Thai chicken sticks (patay)

4 servings

Ingredients

Quantity Ingredient
½ cup Creamy peanut butter
¼ cup Water
¼ cup Soy sauce
1 teaspoon Sesame oil
1 teaspoon Hoisin sauce
2 larges Garlic cloves; minced fine
2 tablespoons Ginger root; minced very fine
3 tablespoons Lime juice
2 tablespoons Brown sugar
1 teaspoon Crushed red pepper
1 pounds Boned and skinned chicken breasts; sliced 1-inch thick
2 cups Endive; shredded
2 Stalks scallions; sliced thin
16 Bamboo skewers; soaked in water

Directions

Prepare the grill for the direct cooking method.
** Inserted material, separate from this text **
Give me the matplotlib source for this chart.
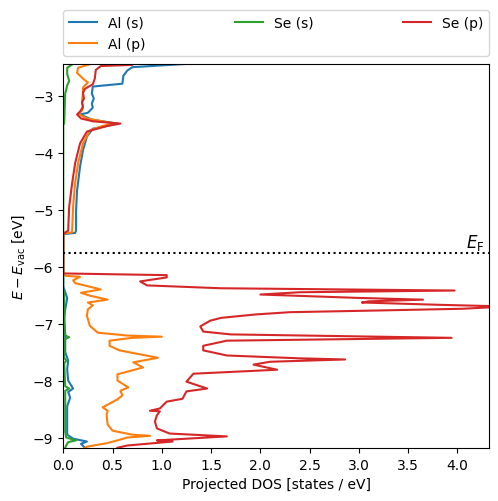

In a saucepan combine the first 10 ingredients and stir over a medium high heat for 6-7 minutes until smooth. Reserve half of the mixture. Thread chicken strips onto bamboo skewers and place on the grid. Grill over medium-hot coals for 3 minutes, turn and brush with sauce mixture. Continue turning and brushing for an additional 6-7 minutes or until juices run clear.

Place endive on a platter, remove chicken from the grill and place on top of the endive. Sprinkle with scallions. Serve the reserved peanut mixture on the side.